For investors, this announcement is a straightforward capital raise with no immediate operational or financial impact. The company has successfully raised $1.5 million, but every claim about business growth, platform relaunch, or international expansion is entirely forward-looking and unsupported by evidence. There is no disclosure of revenue, profit, user adoption, or any operational metric that would allow an investor to assess whether the business is gaining traction or burning cash. The absence of insider or institutional participation further weakens the credibility of the raise, as does the lack of detail on how the funds will be deployed or what milestones will be achieved. To change this assessment, the company would need to disclose concrete progress: actual launch dates, user sign-ups, revenue generated from the Cubeler Business Hub, or signed agreements with SMEs. In the next reporting period, investors should look for hard metrics—platform usage, revenue growth, and evidence of SME onboarding—rather than more aspirational statements. This announcement is not actionable as a buy signal; at best, it is a weak positive to monitor for future execution, but not to act on until real business results are disclosed.

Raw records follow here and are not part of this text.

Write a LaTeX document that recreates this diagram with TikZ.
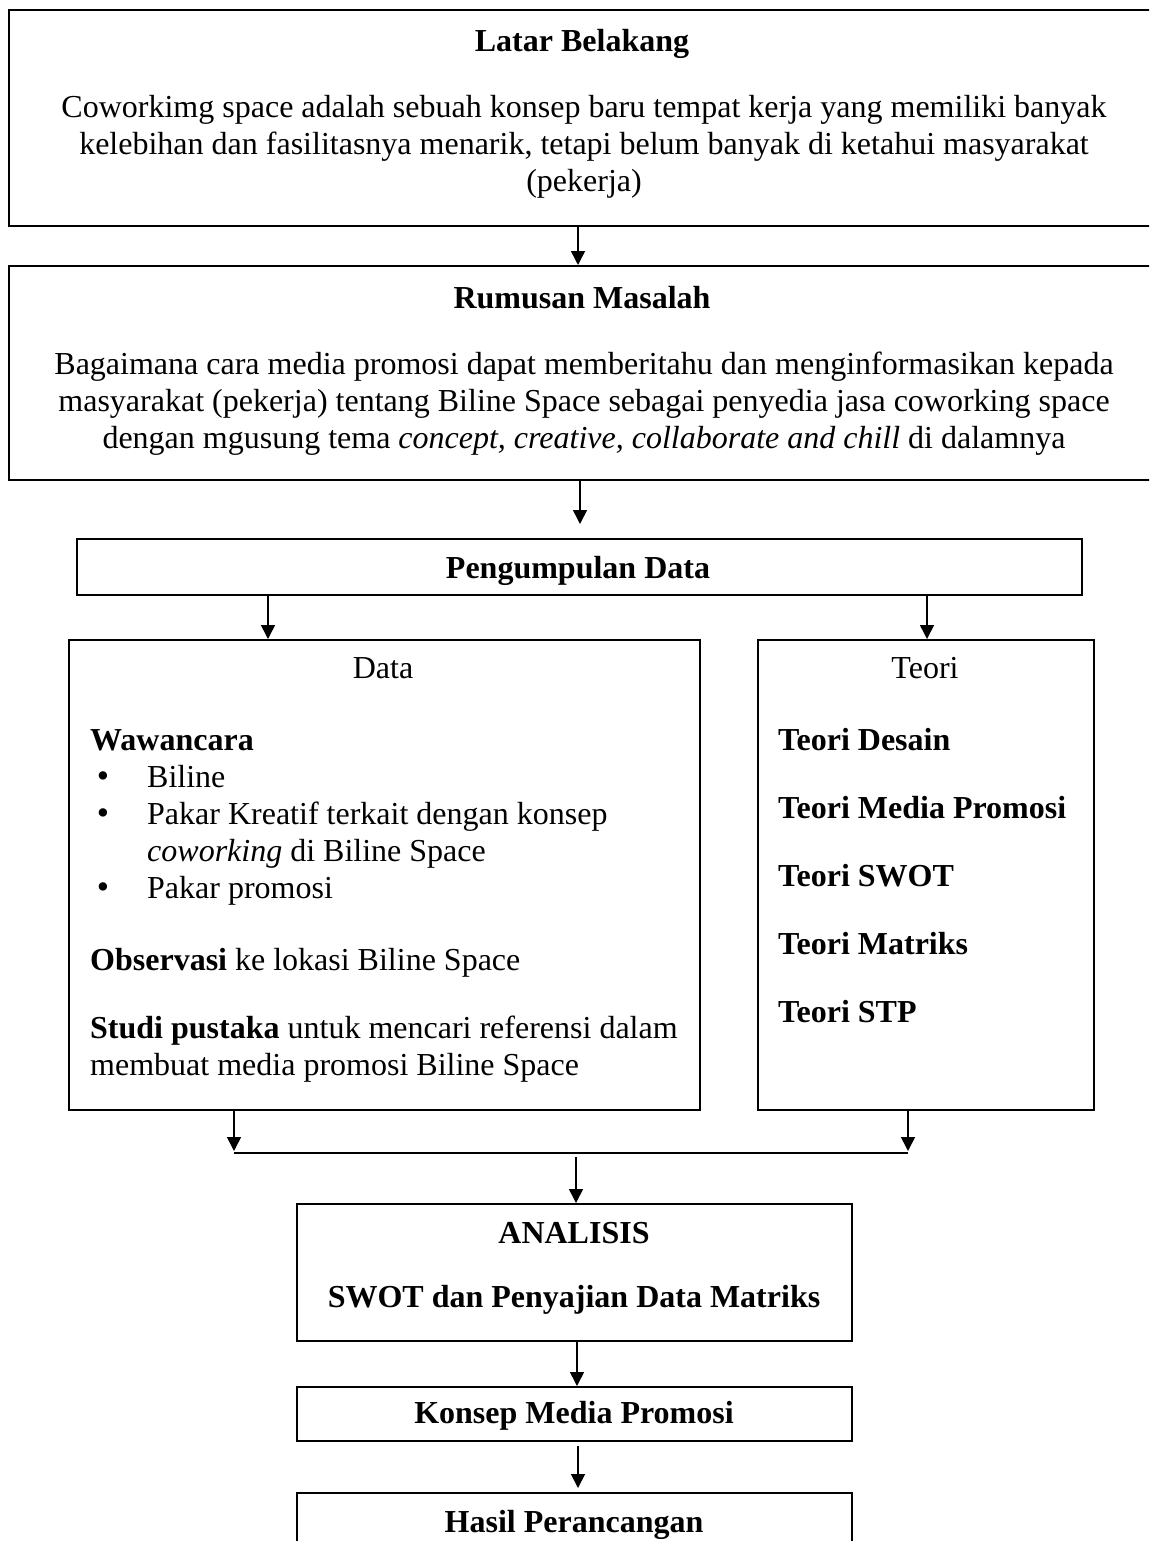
\documentclass[tikz,border=0pt]{standalone}
\usepackage{fontspec}
\setmainfont{Liberation Serif}
\usetikzlibrary{arrows.meta}
\begin{document}
\begin{tikzpicture}[x=1pt,y=-1pt,
  box/.style={draw, line width=1.6pt, inner sep=0pt, anchor=north west},
  arr/.style={-{Triangle[width=14pt,length=14pt]}, line width=1.6pt},
  conn/.style={line width=1.6pt},
  txt/.style={inner sep=0pt, anchor=base, font=\fontsize{32}{37}\selectfont},
  ltxt/.style={txt, anchor=base west},
  bul/.style={txt, font=\fontsize{35}{37}\selectfont},
  btxt/.style={txt, font=\fontsize{32}{37}\selectfont\bfseries}]
\useasboundingbox (0,0) rectangle (1149,1541);
\clip (0,0) rectangle (1149,1541);
\fill[white] (0,0) rectangle (1149,1541);

% boxes
\node[box, minimum width=1162pt, minimum height=216pt] (lb) at (8,9) {};
\node[box, minimum width=1162pt, minimum height=214pt] (rm) at (8,265) {};
\node[box, minimum width=1005pt, minimum height=56pt] (pd) at (76,538) {};
\node[box, minimum width=631pt, minimum height=470pt] (data) at (68,639) {};
\node[box, minimum width=336pt, minimum height=470pt] (teori) at (757,639) {};
\node[box, minimum width=555pt, minimum height=137pt] (ana) at (296,1203) {};
\node[box, minimum width=555pt, minimum height=54pt] (kmp) at (296,1386) {};
\node[box, minimum width=555pt, minimum height=120pt] (hp) at (296,1492) {};

% texts: Latar Belakang
\node[btxt] (lbt) at (582,52) {Latar Belakang};
\node[txt] (lb1) at (584,118) {Coworkimg space adalah sebuah konsep baru tempat kerja yang memiliki banyak};
\node[txt] (lb2) at (584,155) {kelebihan dan fasilitasnya menarik, tetapi belum banyak di ketahui masyarakat};
\node[txt] (lb3) at (584,192) {(pekerja)};

% Rumusan Masalah
\node[btxt] (rmt) at (582,308) {Rumusan Masalah};
\node[txt] (rm1) at (584,374) {Bagaimana cara media promosi dapat memberitahu dan menginformasikan kepada};
\node[txt] (rm2) at (584,411) {masyarakat (pekerja) tentang Biline Space sebagai penyedia jasa coworking space};
\node[txt] (rm3) at (584,448) {dengan mgusung tema \textit{concept, creative, collaborate and chill} di dalamnya};

% Pengumpulan Data
\node[btxt] (pdt) at (578,578) {Pengumpulan Data};

% Data
\node[txt] (dt) at (383,678) {Data};
\node[btxt, anchor=base west] (d1) at (90,750) {Wawancara};
\node[bul] (b1) at (103,787) {•};
\node[ltxt] (d2) at (147,787) {Biline};
\node[bul] (b2) at (103,824) {•};
\node[ltxt] (d3) at (147,824) {Pakar Kreatif terkait dengan konsep};
\node[ltxt] (d4) at (147,861) {\textit{coworking} di Biline Space};
\node[bul] (b3) at (103,898) {•};
\node[ltxt] (d5) at (147,898) {Pakar promosi};
\node[ltxt] (d6) at (90,970) {\textbf{Observasi} ke lokasi Biline Space};
\node[ltxt] (d7) at (90,1038) {\textbf{Studi pustaka} untuk mencari referensi dalam};
\node[ltxt] (d8) at (90,1075) {membuat media promosi Biline Space};

% Teori
\node[txt] (tt) at (925,678) {Teori};
\node[btxt, anchor=base west] (t1) at (778,750) {Teori Desain};
\node[btxt, anchor=base west] (t2) at (778,818) {Teori Media Promosi};
\node[btxt, anchor=base west] (t3) at (778,886) {Teori SWOT};
\node[btxt, anchor=base west] (t4) at (778,954) {Teori Matriks};
\node[btxt, anchor=base west] (t5) at (778,1022) {Teori STP};

% lower boxes
\node[btxt] (an1) at (574,1243) {ANALISIS};
\node[btxt] (an2) at (574,1307) {SWOT dan Penyajian Data Matriks};
\node[btxt] (kt) at (574,1423) {Konsep Media Promosi};
\node[btxt] (ht) at (574,1532) {Hasil Perancangan};

% connector coordinates
\coordinate (x1) at (578,0);
\coordinate (x2) at (580,0);
\coordinate (x3) at (268,0);
\coordinate (x4) at (927,0);
\coordinate (jl) at (234,1153);
\coordinate (jr) at (908,1153);
\coordinate (jm) at (576,1157);
\coordinate (x5) at (577,0);
\coordinate (x6) at (578,0);

\draw[arr] (lb.south -| x1) -- (rm.north -| x1);
\draw[arr] (rm.south -| x2) -- ([yshift=14pt]pd.north -| x2);
\draw[arr] (pd.south -| x3) -- (data.north -| x3);
\draw[arr] (pd.south -| x4) -- (teori.north -| x4);
\draw[arr] (data.south -| jl) -- ([yshift=2pt]jl);
\draw[arr] (teori.south -| jr) -- ([yshift=2pt]jr);
\draw[conn] (jl) -- (jr);
\draw[arr] (jm) -- (ana.north -| jm);
\draw[arr] (ana.south -| x5) -- (kmp.north -| x5);
\draw[arr] ([yshift=-4pt]kmp.south -| x6) -- ([yshift=4pt]hp.north -| x6);
\end{tikzpicture}
\end{document}
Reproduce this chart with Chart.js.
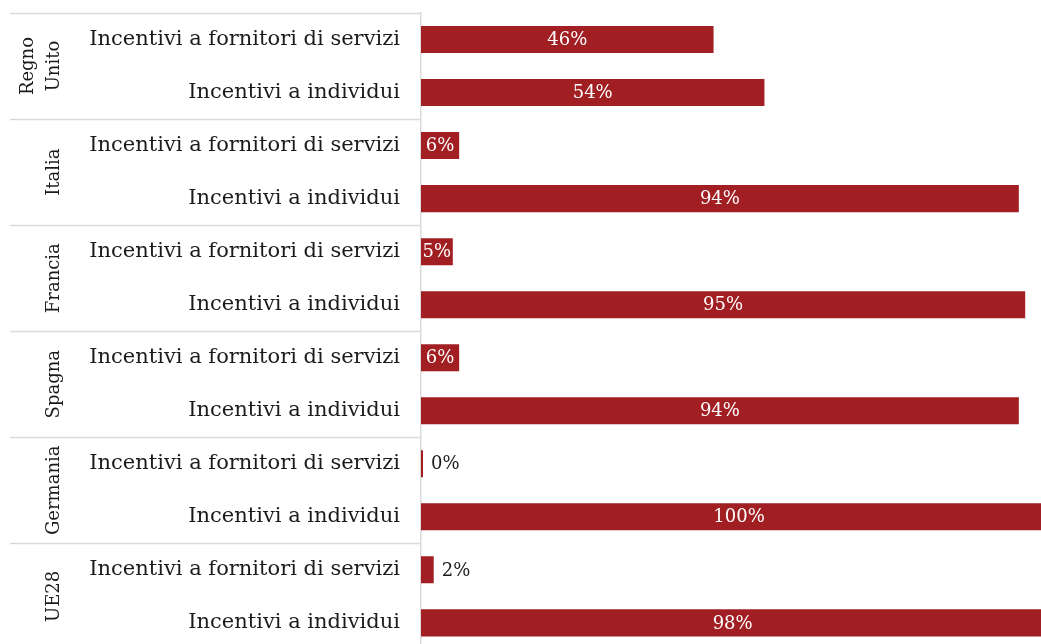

The single most important takeaway is that the capital raise is real, but the business case remains entirely unproven—investors should demand evidence before committing capital.

Announcement summary

(CSE: PKK) Tenet Fintech Group Inc. announced that it has closed its previously announced non-brokered private placement, issuing an aggregate of 30,000,000 common shares at a price of $0.05 per share for aggregate gross proceeds of $1.5M. The Private Placement was originally announced on July 13, 2026, for gross proceeds of up to $1.2M but was subsequently upsized to $1.5M. The net proceeds of the Private Placement are intended primarily to finalize the relaunch of the Company's Cubeler Business Hub, making it available to SMEs in both the U.S. and Canada, with integration of Chinese SMEs to follow. The Shares are subject to a statutory hold period of four months and one day from the closing date of the Private Placement. Certain qualified individuals and registered investment dealers received a cash finder's fee equal to 5% of the gross proceeds they helped raise. No insiders of the Company participated in the Private Placement. The company projects the relaunch of the Cubeler Business Hub to provide immediate international business opportunities to North American SMEs.